## Task to complete
Output the full listing below exactly as it reads, and skip anything that is a picture.
start
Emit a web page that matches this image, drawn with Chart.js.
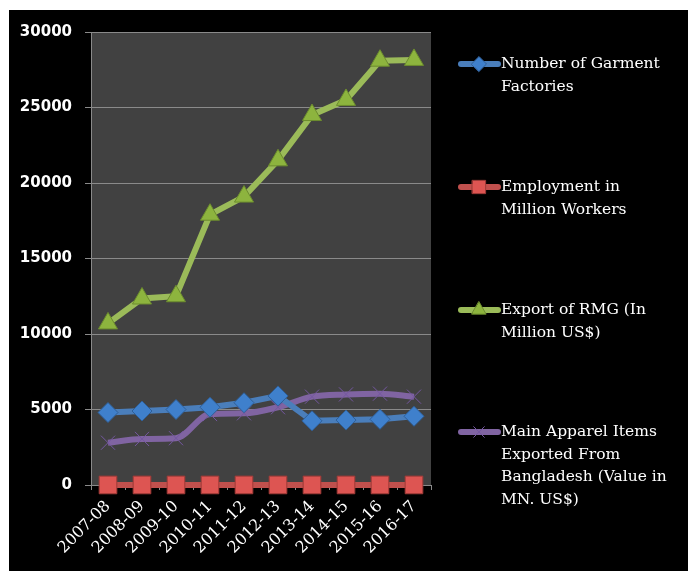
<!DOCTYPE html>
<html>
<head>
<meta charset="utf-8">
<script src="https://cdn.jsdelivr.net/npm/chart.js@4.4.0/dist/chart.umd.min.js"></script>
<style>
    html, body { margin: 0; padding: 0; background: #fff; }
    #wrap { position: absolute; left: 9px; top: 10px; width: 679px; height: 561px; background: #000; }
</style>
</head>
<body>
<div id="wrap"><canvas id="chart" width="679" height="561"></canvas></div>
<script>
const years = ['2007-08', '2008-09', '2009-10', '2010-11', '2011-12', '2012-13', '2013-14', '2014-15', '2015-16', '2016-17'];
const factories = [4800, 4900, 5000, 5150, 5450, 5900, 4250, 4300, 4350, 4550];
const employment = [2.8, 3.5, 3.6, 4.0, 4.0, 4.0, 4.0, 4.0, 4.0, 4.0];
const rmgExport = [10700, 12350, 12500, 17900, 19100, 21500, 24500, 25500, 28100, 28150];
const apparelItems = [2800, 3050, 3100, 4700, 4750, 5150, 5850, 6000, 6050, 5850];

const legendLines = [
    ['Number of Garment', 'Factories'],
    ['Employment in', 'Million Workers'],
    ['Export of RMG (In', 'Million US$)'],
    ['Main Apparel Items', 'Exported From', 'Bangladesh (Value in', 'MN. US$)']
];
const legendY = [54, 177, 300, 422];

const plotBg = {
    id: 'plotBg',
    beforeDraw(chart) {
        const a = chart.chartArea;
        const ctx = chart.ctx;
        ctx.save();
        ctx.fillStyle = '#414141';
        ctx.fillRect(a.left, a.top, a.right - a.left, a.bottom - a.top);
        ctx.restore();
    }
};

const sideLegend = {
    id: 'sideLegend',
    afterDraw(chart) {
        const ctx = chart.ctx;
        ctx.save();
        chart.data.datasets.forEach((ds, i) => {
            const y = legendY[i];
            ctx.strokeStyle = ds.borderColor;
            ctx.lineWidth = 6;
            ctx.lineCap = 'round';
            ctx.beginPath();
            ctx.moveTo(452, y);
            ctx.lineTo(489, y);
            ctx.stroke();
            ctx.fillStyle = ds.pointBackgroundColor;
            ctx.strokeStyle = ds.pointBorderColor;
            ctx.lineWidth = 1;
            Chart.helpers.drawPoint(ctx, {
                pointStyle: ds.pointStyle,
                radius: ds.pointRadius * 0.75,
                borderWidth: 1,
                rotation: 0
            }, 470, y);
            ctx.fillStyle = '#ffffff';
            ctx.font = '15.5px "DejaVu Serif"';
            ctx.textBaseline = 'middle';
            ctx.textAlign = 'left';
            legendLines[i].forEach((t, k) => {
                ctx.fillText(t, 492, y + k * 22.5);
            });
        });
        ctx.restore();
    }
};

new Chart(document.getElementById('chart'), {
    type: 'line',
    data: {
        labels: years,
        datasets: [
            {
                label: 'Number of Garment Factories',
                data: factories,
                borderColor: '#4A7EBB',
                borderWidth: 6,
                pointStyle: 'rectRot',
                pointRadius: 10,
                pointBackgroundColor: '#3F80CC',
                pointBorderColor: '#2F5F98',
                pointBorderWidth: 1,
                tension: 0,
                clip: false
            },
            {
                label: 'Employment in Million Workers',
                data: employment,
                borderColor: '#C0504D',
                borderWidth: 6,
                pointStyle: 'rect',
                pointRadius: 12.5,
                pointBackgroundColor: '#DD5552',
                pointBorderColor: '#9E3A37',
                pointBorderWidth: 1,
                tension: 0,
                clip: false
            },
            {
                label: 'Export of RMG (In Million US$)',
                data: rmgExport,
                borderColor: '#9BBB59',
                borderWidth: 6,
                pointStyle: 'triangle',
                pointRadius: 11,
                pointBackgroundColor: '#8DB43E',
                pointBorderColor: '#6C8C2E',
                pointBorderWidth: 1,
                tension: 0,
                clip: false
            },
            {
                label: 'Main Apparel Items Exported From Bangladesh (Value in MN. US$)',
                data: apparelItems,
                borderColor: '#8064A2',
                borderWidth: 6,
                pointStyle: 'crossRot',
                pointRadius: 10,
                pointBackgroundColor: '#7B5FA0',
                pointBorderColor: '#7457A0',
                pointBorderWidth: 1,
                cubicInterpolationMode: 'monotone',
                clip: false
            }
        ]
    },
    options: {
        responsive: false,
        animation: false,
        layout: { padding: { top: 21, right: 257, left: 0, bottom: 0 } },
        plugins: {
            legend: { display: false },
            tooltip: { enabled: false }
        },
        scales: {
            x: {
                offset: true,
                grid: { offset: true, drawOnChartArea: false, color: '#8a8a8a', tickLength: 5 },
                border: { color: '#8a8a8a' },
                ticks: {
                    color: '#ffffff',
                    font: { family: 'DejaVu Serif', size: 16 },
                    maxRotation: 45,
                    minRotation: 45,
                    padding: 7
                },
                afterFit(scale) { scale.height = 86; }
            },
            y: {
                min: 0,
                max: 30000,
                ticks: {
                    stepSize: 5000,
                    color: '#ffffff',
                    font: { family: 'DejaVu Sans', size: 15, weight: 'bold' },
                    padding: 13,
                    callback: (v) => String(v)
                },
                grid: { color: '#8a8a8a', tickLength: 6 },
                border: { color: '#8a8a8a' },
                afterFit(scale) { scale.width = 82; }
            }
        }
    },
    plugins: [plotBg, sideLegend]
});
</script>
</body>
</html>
end
## The reply
Emit a web page that matches this image, drawn with Chart.js.
<!DOCTYPE html>
<html>
<head>
<meta charset="utf-8">
<script src="https://cdn.jsdelivr.net/npm/chart.js@4.4.0/dist/chart.umd.min.js"></script>
<style>
    html, body { margin: 0; padding: 0; background: #fff; }
    #wrap { position: absolute; left: 9px; top: 10px; width: 679px; height: 561px; background: #000; }
</style>
</head>
<body>
<div id="wrap"><canvas id="chart" width="679" height="561"></canvas></div>
<script>
const years = ['2007-08', '2008-09', '2009-10', '2010-11', '2011-12', '2012-13', '2013-14', '2014-15', '2015-16', '2016-17'];
const factories = [4800, 4900, 5000, 5150, 5450, 5900, 4250, 4300, 4350, 4550];
const employment = [2.8, 3.5, 3.6, 4.0, 4.0, 4.0, 4.0, 4.0, 4.0, 4.0];
const rmgExport = [10700, 12350, 12500, 17900, 19100, 21500, 24500, 25500, 28100, 28150];
const apparelItems = [2800, 3050, 3100, 4700, 4750, 5150, 5850, 6000, 6050, 5850];

const legendLines = [
    ['Number of Garment', 'Factories'],
    ['Employment in', 'Million Workers'],
    ['Export of RMG (In', 'Million US$)'],
    ['Main Apparel Items', 'Exported From', 'Bangladesh (Value in', 'MN. US$)']
];
const legendY = [54, 177, 300, 422];

const plotBg = {
    id: 'plotBg',
    beforeDraw(chart) {
        const a = chart.chartArea;
        const ctx = chart.ctx;
        ctx.save();
        ctx.fillStyle = '#414141';
        ctx.fillRect(a.left, a.top, a.right - a.left, a.bottom - a.top);
        ctx.restore();
    }
};

const sideLegend = {
    id: 'sideLegend',
    afterDraw(chart) {
        const ctx = chart.ctx;
        ctx.save();
        chart.data.datasets.forEach((ds, i) => {
            const y = legendY[i];
            ctx.strokeStyle = ds.borderColor;
            ctx.lineWidth = 6;
            ctx.lineCap = 'round';
            ctx.beginPath();
            ctx.moveTo(452, y);
            ctx.lineTo(489, y);
            ctx.stroke();
            ctx.fillStyle = ds.pointBackgroundColor;
            ctx.strokeStyle = ds.pointBorderColor;
            ctx.lineWidth = 1;
            Chart.helpers.drawPoint(ctx, {
                pointStyle: ds.pointStyle,
                radius: ds.pointRadius * 0.75,
                borderWidth: 1,
                rotation: 0
            }, 470, y);
            ctx.fillStyle = '#ffffff';
            ctx.font = '15.5px "DejaVu Serif"';
            ctx.textBaseline = 'middle';
            ctx.textAlign = 'left';
            legendLines[i].forEach((t, k) => {
                ctx.fillText(t, 492, y + k * 22.5);
            });
        });
        ctx.restore();
    }
};

new Chart(document.getElementById('chart'), {
    type: 'line',
    data: {
        labels: years,
        datasets: [
            {
                label: 'Number of Garment Factories',
                data: factories,
                borderColor: '#4A7EBB',
                borderWidth: 6,
                pointStyle: 'rectRot',
                pointRadius: 10,
                pointBackgroundColor: '#3F80CC',
                pointBorderColor: '#2F5F98',
                pointBorderWidth: 1,
                tension: 0,
                clip: false
            },
            {
                label: 'Employment in Million Workers',
                data: employment,
                borderColor: '#C0504D',
                borderWidth: 6,
                pointStyle: 'rect',
                pointRadius: 12.5,
                pointBackgroundColor: '#DD5552',
                pointBorderColor: '#9E3A37',
                pointBorderWidth: 1,
                tension: 0,
                clip: false
            },
            {
                label: 'Export of RMG (In Million US$)',
                data: rmgExport,
                borderColor: '#9BBB59',
                borderWidth: 6,
                pointStyle: 'triangle',
                pointRadius: 11,
                pointBackgroundColor: '#8DB43E',
                pointBorderColor: '#6C8C2E',
                pointBorderWidth: 1,
                tension: 0,
                clip: false
            },
            {
                label: 'Main Apparel Items Exported From Bangladesh (Value in MN. US$)',
                data: apparelItems,
                borderColor: '#8064A2',
                borderWidth: 6,
                pointStyle: 'crossRot',
                pointRadius: 10,
                pointBackgroundColor: '#7B5FA0',
                pointBorderColor: '#7457A0',
                pointBorderWidth: 1,
                cubicInterpolationMode: 'monotone',
                clip: false
            }
        ]
    },
    options: {
        responsive: false,
        animation: false,
        layout: { padding: { top: 21, right: 257, left: 0, bottom: 0 } },
        plugins: {
            legend: { display: false },
            tooltip: { enabled: false }
        },
        scales: {
            x: {
                offset: true,
                grid: { offset: true, drawOnChartArea: false, color: '#8a8a8a', tickLength: 5 },
                border: { color: '#8a8a8a' },
                ticks: {
                    color: '#ffffff',
                    font: { family: 'DejaVu Serif', size: 16 },
                    maxRotation: 45,
                    minRotation: 45,
                    padding: 7
                },
                afterFit(scale) { scale.height = 86; }
            },
            y: {
                min: 0,
                max: 30000,
                ticks: {
                    stepSize: 5000,
                    color: '#ffffff',
                    font: { family: 'DejaVu Sans', size: 15, weight: 'bold' },
                    padding: 13,
                    callback: (v) => String(v)
                },
                grid: { color: '#8a8a8a', tickLength: 6 },
                border: { color: '#8a8a8a' },
                afterFit(scale) { scale.width = 82; }
            }
        }
    },
    plugins: [plotBg, sideLegend]
});
</script>
</body>
</html>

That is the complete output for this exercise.